Reproduce the records below exactly, leaving out any pictures.

Entries with chart source code

==*==

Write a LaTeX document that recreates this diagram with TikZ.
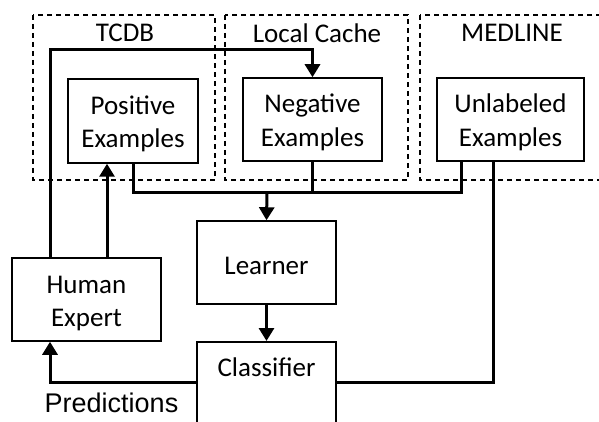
\documentclass[tikz,border=0pt]{standalone}
\usepackage{fontspec}
\setmainfont{Carlito}
\newfontfamily\arialf{Liberation Sans}
\usetikzlibrary{arrows.meta,calc}
\begin{document}
\begin{tikzpicture}[x=1pt,y=-1pt,
  group/.style={draw,line width=1.2pt,dash pattern=on 5pt off 4pt},
  grouptitle/.style={font=\fontsize{27}{34}\selectfont,inner sep=0pt},
  box/.style={draw,line width=1.5pt,align=center,font=\fontsize{27}{33.5}\selectfont,inner sep=0pt},
  twoline/.style={text height=61pt,text depth=7pt},
  oneline/.style={text height=23pt,text depth=0pt},
  conn/.style={line width=3pt},
  tip/.style={-{Triangle[width=15pt,length=13pt]}}]
\path[use as bounding box] (0,0) rectangle (599,422);
\clip (0,0) rectangle (599,422);
% groups
\draw[group] (33,15) rectangle (215,180);
\draw[group] (225,15) rectangle (408,180);
\draw[group] (420,15) rectangle (620,180);
\node[grouptitle] (tcdbt) at (125,33) {TCDB};
\node[grouptitle] (lct) at (317,33) {Local Cache};
\node[grouptitle] (medt) at (512,33) {MEDLINE};
% boxes
\node[box,twoline,minimum width=130pt,minimum height=84pt] (pos) at (133,121) {Positive\\Examples};
\node[box,twoline,minimum width=139pt,minimum height=83pt] (neg) at (312.5,119.5) {Negative\\Examples};
\node[box,twoline,minimum width=147pt,minimum height=83pt] (unl) at (510.5,119.5) {Unlabeled\\Examples};
\node[box,oneline,minimum width=139pt,minimum height=83pt] (learn) at (266.5,262.5) {Learner};
\node[box,twoline,minimum width=149pt,minimum height=83pt] (hum) at (86.5,299.5) {Human\\Expert};
\node[box,anchor=north,minimum width=139pt,text height=35pt,text depth=100pt] (cls) at (266.5,341) {Classifier};
\node[font=\arialf\fontsize{27}{30}\selectfont,inner sep=0pt,anchor=base] (predt) at (111.5,412) {Predictions};
% connectors
\coordinate (bus) at (267,192);
\draw[conn] (pos.south) |- ([xshift=-49.5pt]unl.south |- bus) -- ([xshift=-49.5pt]unl.south);
\draw[conn] (neg.south) -- (neg.south |- bus);
\draw[conn,tip] (bus) -- (learn.north);
\draw[conn,tip] (learn.south) -- (cls.north);
\draw[conn,tip] (cls.west |- 0,382) -| ([xshift=-36.5pt]hum.south);
\draw[conn,tip] ([xshift=-36.5pt]hum.north) |- ([yshift=28pt]neg.north) -- (neg.north);
\draw[conn,tip] ([xshift=20.5pt]hum.north) -- ([xshift=20.5pt]hum.north |- pos.south);
\draw[conn] (cls.east |- 0,382) -| ([xshift=-17.5pt]unl.south);
\end{tikzpicture}
\end{document}
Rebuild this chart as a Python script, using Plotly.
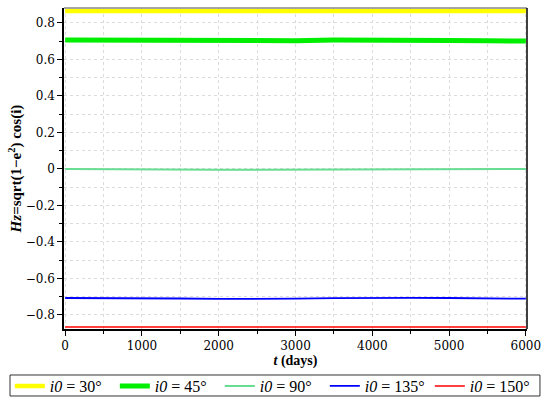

==*==

Task answer:
Write a LaTeX document that recreates this diagram with TikZ.
\documentclass[tikz,border=0pt]{standalone}
\usepackage{fontspec}
\setmainfont{Carlito}
\newfontfamily\arialf{Liberation Sans}
\usetikzlibrary{arrows.meta,calc}
\begin{document}
\begin{tikzpicture}[x=1pt,y=-1pt,
  group/.style={draw,line width=1.2pt,dash pattern=on 5pt off 4pt},
  grouptitle/.style={font=\fontsize{27}{34}\selectfont,inner sep=0pt},
  box/.style={draw,line width=1.5pt,align=center,font=\fontsize{27}{33.5}\selectfont,inner sep=0pt},
  twoline/.style={text height=61pt,text depth=7pt},
  oneline/.style={text height=23pt,text depth=0pt},
  conn/.style={line width=3pt},
  tip/.style={-{Triangle[width=15pt,length=13pt]}}]
\path[use as bounding box] (0,0) rectangle (599,422);
\clip (0,0) rectangle (599,422);
% groups
\draw[group] (33,15) rectangle (215,180);
\draw[group] (225,15) rectangle (408,180);
\draw[group] (420,15) rectangle (620,180);
\node[grouptitle] (tcdbt) at (125,33) {TCDB};
\node[grouptitle] (lct) at (317,33) {Local Cache};
\node[grouptitle] (medt) at (512,33) {MEDLINE};
% boxes
\node[box,twoline,minimum width=130pt,minimum height=84pt] (pos) at (133,121) {Positive\\Examples};
\node[box,twoline,minimum width=139pt,minimum height=83pt] (neg) at (312.5,119.5) {Negative\\Examples};
\node[box,twoline,minimum width=147pt,minimum height=83pt] (unl) at (510.5,119.5) {Unlabeled\\Examples};
\node[box,oneline,minimum width=139pt,minimum height=83pt] (learn) at (266.5,262.5) {Learner};
\node[box,twoline,minimum width=149pt,minimum height=83pt] (hum) at (86.5,299.5) {Human\\Expert};
\node[box,anchor=north,minimum width=139pt,text height=35pt,text depth=100pt] (cls) at (266.5,341) {Classifier};
\node[font=\arialf\fontsize{27}{30}\selectfont,inner sep=0pt,anchor=base] (predt) at (111.5,412) {Predictions};
% connectors
\coordinate (bus) at (267,192);
\draw[conn] (pos.south) |- ([xshift=-49.5pt]unl.south |- bus) -- ([xshift=-49.5pt]unl.south);
\draw[conn] (neg.south) -- (neg.south |- bus);
\draw[conn,tip] (bus) -- (learn.north);
\draw[conn,tip] (learn.south) -- (cls.north);
\draw[conn,tip] (cls.west |- 0,382) -| ([xshift=-36.5pt]hum.south);
\draw[conn,tip] ([xshift=-36.5pt]hum.north) |- ([yshift=28pt]neg.north) -- (neg.north);
\draw[conn,tip] ([xshift=20.5pt]hum.north) -- ([xshift=20.5pt]hum.north |- pos.south);
\draw[conn] (cls.east |- 0,382) -| ([xshift=-17.5pt]unl.south);
\end{tikzpicture}
\end{document}
Rebuild this chart as a Python script, using Plotly.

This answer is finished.